In the past, blockchain referred to the technology supporting Bitcoin. In the future, blockchain will be almost synonymous with consortium chains.
Huawei’s blockchain whitepaper objectively views blockchain as a supplement to the internet, inseparable from traditional databases and TCP, playing a unique role in specific scenarios. For the state, blockchain offers transparent data, preventing manipulation. For businesses, it facilitates checks and balances, with multiple companies sharing data, and blockchain as the key. Without blockchain, data sharing might be unclear, but with Bitcoin’s decade-long stability, it’s a promising technology driving innovation and application.
In the future, blockchain development will split into foundational and application layers. Foundational development requires higher technical skills, while application development will be akin to current web development.

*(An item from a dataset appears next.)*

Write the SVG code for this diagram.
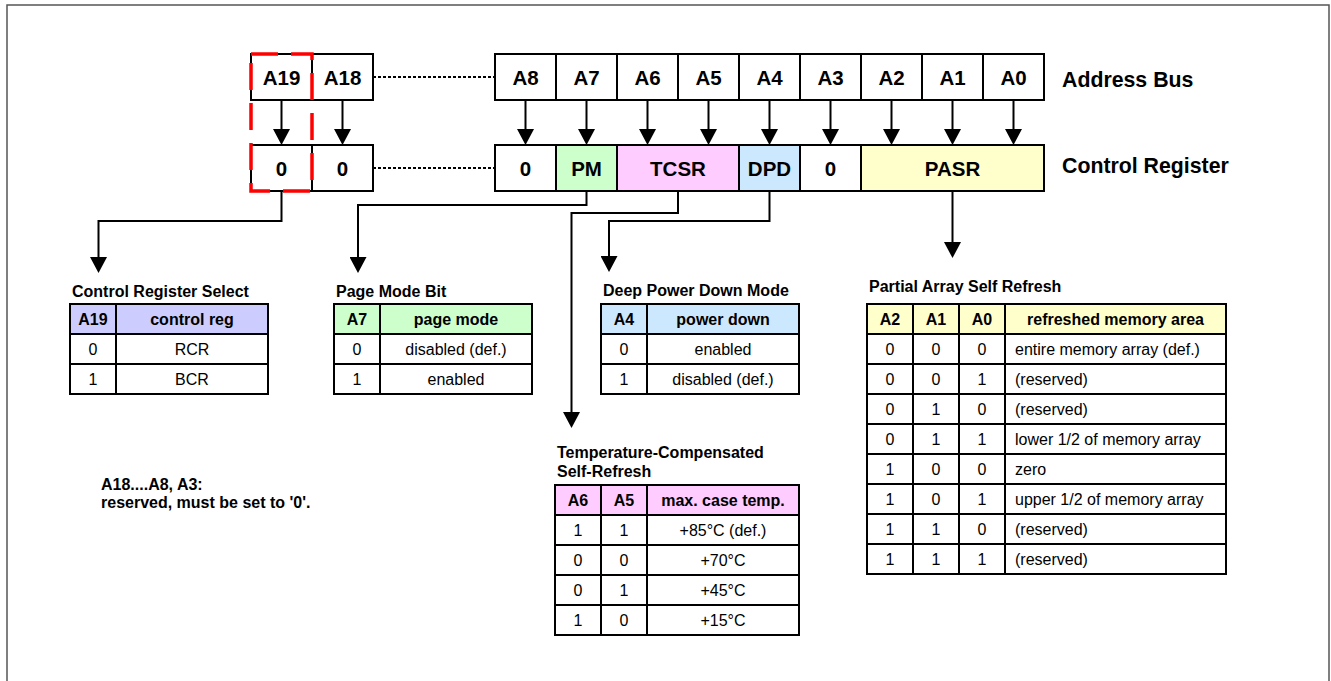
<svg xmlns="http://www.w3.org/2000/svg" width="1331" height="681" viewBox="0 0 1331 681">
<defs>
<style>
.c{fill:#fff;stroke:#000;stroke-width:2}
.ct{font-family:"Liberation Sans",Arial,sans-serif;font-weight:bold;font-size:20.5px;text-anchor:middle}
.lbl{font-family:"Liberation Sans",Arial,sans-serif;font-weight:bold;font-size:21.3px}
.ttl{font-family:"Liberation Sans",Arial,sans-serif;font-weight:bold;font-size:16px}
.th{font-family:"Liberation Sans",Arial,sans-serif;font-weight:bold;font-size:16px;text-anchor:middle}
.td{font-family:"Liberation Sans",Arial,sans-serif;font-size:16px;text-anchor:middle}
.tl{font-family:"Liberation Sans",Arial,sans-serif;font-size:16px}
.grid{fill:none;stroke:#000;stroke-width:2}
.conn{fill:none;stroke:#000;stroke-width:2}
.dot{fill:none;stroke:#000;stroke-width:2;stroke-dasharray:3 2}
</style>
<marker id="ah" markerUnits="userSpaceOnUse" markerWidth="17" markerHeight="17" viewBox="0 0 16 17" refX="8" refY="8.5" orient="auto">
<path d="M0,0 L16,8.5 L0,17 Z" fill="#000"/>
</marker>
</defs>
<rect x="0" y="0" width="1331" height="681" fill="#fff"/>
<rect x="7" y="5" width="1322" height="700" fill="none" stroke="#555" stroke-width="1.5"/>

<g id="connectors">
<line class="dot" x1="373" y1="77" x2="495" y2="77"/>
<line class="dot" x1="373" y1="168" x2="495" y2="168"/>
<g marker-end="url(#ah)">
<line class="conn" x1="281.5" y1="100" x2="281.5" y2="137"/>
<line class="conn" x1="342.5" y1="100" x2="342.5" y2="137"/>
<line class="conn" x1="525.5" y1="100" x2="525.5" y2="137"/>
<line class="conn" x1="586.5" y1="100" x2="586.5" y2="137"/>
<line class="conn" x1="647.5" y1="100" x2="647.5" y2="137"/>
<line class="conn" x1="708.5" y1="100" x2="708.5" y2="137"/>
<line class="conn" x1="769.5" y1="100" x2="769.5" y2="137"/>
<line class="conn" x1="830.5" y1="100" x2="830.5" y2="137"/>
<line class="conn" x1="891.5" y1="100" x2="891.5" y2="137"/>
<line class="conn" x1="952.5" y1="100" x2="952.5" y2="137"/>
<line class="conn" x1="1013.5" y1="100" x2="1013.5" y2="137"/>
<path class="conn" d="M281.5,191 V221 H98.5 V265"/>
<path class="conn" d="M586.5,191 V205 H358 V265"/>
<path class="conn" d="M678,191 V213 H571.5 V420"/>
<path class="conn" d="M769.5,191 V221 H609 V264"/>
<path class="conn" d="M952.5,191 V250"/>
</g>
</g>

<g id="address-bus">
<g id="bus-A19"><rect class="c" x="251" y="54" width="61" height="46"/><text class="ct" x="281.5" y="84.5">A19</text></g>
<g id="bus-A18"><rect class="c" x="312" y="54" width="61" height="46"/><text class="ct" x="342.5" y="84.5">A18</text></g>
<g id="bus-A8"><rect class="c" x="495" y="54" width="61" height="46"/><text class="ct" x="525.5" y="84.5">A8</text></g>
<g id="bus-A7"><rect class="c" x="556" y="54" width="61" height="46"/><text class="ct" x="586.5" y="84.5">A7</text></g>
<g id="bus-A6"><rect class="c" x="617" y="54" width="61" height="46"/><text class="ct" x="647.5" y="84.5">A6</text></g>
<g id="bus-A5"><rect class="c" x="678" y="54" width="61" height="46"/><text class="ct" x="708.5" y="84.5">A5</text></g>
<g id="bus-A4"><rect class="c" x="739" y="54" width="61" height="46"/><text class="ct" x="769.5" y="84.5">A4</text></g>
<g id="bus-A3"><rect class="c" x="800" y="54" width="61" height="46"/><text class="ct" x="830.5" y="84.5">A3</text></g>
<g id="bus-A2"><rect class="c" x="861" y="54" width="61" height="46"/><text class="ct" x="891.5" y="84.5">A2</text></g>
<g id="bus-A1"><rect class="c" x="922" y="54" width="61" height="46"/><text class="ct" x="952.5" y="84.5">A1</text></g>
<g id="bus-A0"><rect class="c" x="983" y="54" width="61" height="46"/><text class="ct" x="1013.5" y="84.5">A0</text></g>
<text class="lbl" x="1062" y="87">Address Bus</text>
</g>

<g id="control-register">
<g id="cr-19"><rect class="c" x="251" y="145" width="61" height="46"/><text class="ct" x="281.5" y="175.5">0</text></g>
<g id="cr-18"><rect class="c" x="312" y="145" width="61" height="46"/><text class="ct" x="342.5" y="175.5">0</text></g>
<g id="cr-8"><rect class="c" x="495" y="145" width="61" height="46"/><text class="ct" x="525.5" y="175.5">0</text></g>
<g id="cr-PM"><rect class="c" x="556" y="145" width="61" height="46" style="fill:#ccffcc"/><text class="ct" x="586.5" y="175.5">PM</text></g>
<g id="cr-TCSR"><rect class="c" x="617" y="145" width="122" height="46" style="fill:#ffccff"/><text class="ct" x="678" y="175.5">TCSR</text></g>
<g id="cr-DPD"><rect class="c" x="739" y="145" width="61" height="46" style="fill:#cce8ff"/><text class="ct" x="769.5" y="175.5">DPD</text></g>
<g id="cr-3"><rect class="c" x="800" y="145" width="61" height="46"/><text class="ct" x="830.5" y="175.5">0</text></g>
<g id="cr-PASR"><rect class="c" x="861" y="145" width="183" height="46" style="fill:#ffffcc"/><text class="ct" x="952.5" y="175.5">PASR</text></g>
<text class="lbl" x="1062" y="173">Control Register</text>
</g>

<g id="highlight-A19">
<rect x="251" y="54" width="61" height="137" fill="none" stroke="#ff0000" stroke-width="3.5" stroke-dasharray="27 13"/>
</g>

<g id="tbl-control-register-select">
<text class="ttl" x="72" y="297">Control Register Select</text>
<rect x="70" y="304" width="198" height="30" fill="#ccccff"/>
<rect class="grid" x="70" y="304" width="198" height="90"/>
<path class="grid" d="M70,334 H268 M70,364 H268 M116,304 V394"/>
<text class="th" x="93" y="325">A19</text><text class="th" x="192" y="325">control reg</text>
<text class="td" x="93" y="355">0</text><text class="td" x="192" y="355">RCR</text>
<text class="td" x="93" y="385">1</text><text class="td" x="192" y="385">BCR</text>
</g>

<g id="tbl-page-mode">
<text class="ttl" x="336" y="297">Page Mode Bit</text>
<rect x="334" y="304" width="198" height="30" fill="#ccffcc"/>
<rect class="grid" x="334" y="304" width="198" height="90"/>
<path class="grid" d="M334,334 H532 M334,364 H532 M380,304 V394"/>
<text class="th" x="357" y="325">A7</text><text class="th" x="456" y="325">page mode</text>
<text class="td" x="357" y="355">0</text><text class="td" x="456" y="355">disabled (def.)</text>
<text class="td" x="357" y="385">1</text><text class="td" x="456" y="385">enabled</text>
</g>

<g id="tbl-deep-power-down">
<text class="ttl" x="603" y="296">Deep Power Down Mode</text>
<rect x="601" y="304" width="198" height="30" fill="#cce8ff"/>
<rect class="grid" x="601" y="304" width="198" height="90"/>
<path class="grid" d="M601,334 H799 M601,364 H799 M647,304 V394"/>
<text class="th" x="624" y="325">A4</text><text class="th" x="723" y="325">power down</text>
<text class="td" x="624" y="355">0</text><text class="td" x="723" y="355">enabled</text>
<text class="td" x="624" y="385">1</text><text class="td" x="723" y="385">disabled (def.)</text>
</g>

<g id="tbl-tcsr">
<text class="ttl" x="557" y="458">Temperature-Compensated</text>
<text class="ttl" x="557" y="477">Self-Refresh</text>
<rect x="555" y="485" width="244" height="30" fill="#ffccff"/>
<rect class="grid" x="555" y="485" width="244" height="150"/>
<path class="grid" d="M555,515 H799 M555,545 H799 M555,575 H799 M555,605 H799 M601,485 V635 M647,485 V635"/>
<text class="th" x="578" y="506">A6</text><text class="th" x="624" y="506">A5</text><text class="th" x="723" y="506">max. case temp.</text>
<text class="td" x="578" y="536">1</text><text class="td" x="624" y="536">1</text><text class="td" x="723" y="536">+85°C (def.)</text>
<text class="td" x="578" y="566">0</text><text class="td" x="624" y="566">0</text><text class="td" x="723" y="566">+70°C</text>
<text class="td" x="578" y="596">0</text><text class="td" x="624" y="596">1</text><text class="td" x="723" y="596">+45°C</text>
<text class="td" x="578" y="626">1</text><text class="td" x="624" y="626">0</text><text class="td" x="723" y="626">+15°C</text>
</g>

<g id="tbl-pasr">
<text class="ttl" x="869" y="292">Partial Array Self Refresh</text>
<rect x="867" y="304" width="359" height="30" fill="#ffffcc"/>
<rect class="grid" x="867" y="304" width="359" height="270"/>
<path class="grid" d="M867,334 H1226 M867,364 H1226 M867,394 H1226 M867,424 H1226 M867,454 H1226 M867,484 H1226 M867,514 H1226 M867,544 H1226 M913,304 V574 M959,304 V574 M1005,304 V574"/>
<text class="th" x="890" y="325">A2</text><text class="th" x="936" y="325">A1</text><text class="th" x="982" y="325">A0</text><text class="th" x="1115.5" y="325">refreshed memory area</text>
<text class="td" x="890" y="355">0</text><text class="td" x="936" y="355">0</text><text class="td" x="982" y="355">0</text><text class="tl" x="1015" y="355">entire memory array (def.)</text>
<text class="td" x="890" y="385">0</text><text class="td" x="936" y="385">0</text><text class="td" x="982" y="385">1</text><text class="tl" x="1015" y="385">(reserved)</text>
<text class="td" x="890" y="415">0</text><text class="td" x="936" y="415">1</text><text class="td" x="982" y="415">0</text><text class="tl" x="1015" y="415">(reserved)</text>
<text class="td" x="890" y="445">0</text><text class="td" x="936" y="445">1</text><text class="td" x="982" y="445">1</text><text class="tl" x="1015" y="445">lower 1/2 of memory array</text>
<text class="td" x="890" y="475">1</text><text class="td" x="936" y="475">0</text><text class="td" x="982" y="475">0</text><text class="tl" x="1015" y="475">zero</text>
<text class="td" x="890" y="505">1</text><text class="td" x="936" y="505">0</text><text class="td" x="982" y="505">1</text><text class="tl" x="1015" y="505">upper 1/2 of memory array</text>
<text class="td" x="890" y="535">1</text><text class="td" x="936" y="535">1</text><text class="td" x="982" y="535">0</text><text class="tl" x="1015" y="535">(reserved)</text>
<text class="td" x="890" y="565">1</text><text class="td" x="936" y="565">1</text><text class="td" x="982" y="565">1</text><text class="tl" x="1015" y="565">(reserved)</text>
</g>

<g id="note">
<text class="ttl" x="101" y="490">A18....A8, A3:</text>
<text class="ttl" x="101" y="508">reserved, must be set to '0'.</text>
</g>
</svg>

Blockchain application providers and SDKs will emerge, enabling developers to store data and conduct transactions on the blockchain, similar to current database APIs and payment interfaces.
Blockchain will be widely integrated into our networks but is not enough to change the world. (Don’t laugh)
I stumbled upon the distributed network ZeroNet, a project released in 2015 that meets almost all my expectations for a blockchain storage system, with complete functionalities for blogs, forums, emails, and file sharing. However, it hasn’t solved any of the issues I anticipated, validating some of my thoughts. The difference is that I hoped to connect a distributed network to the public internet, while ZeroNet created an autonomous network system, with .bit domains only as URI suffixes, limiting wider adoption. Additionally, P2P file systems are hard to regulate, leading to GWF’s blacklist. Although specific, ZeroNet and IPFS indicate that blockchain is best suited for financial fields or restricted internet domains.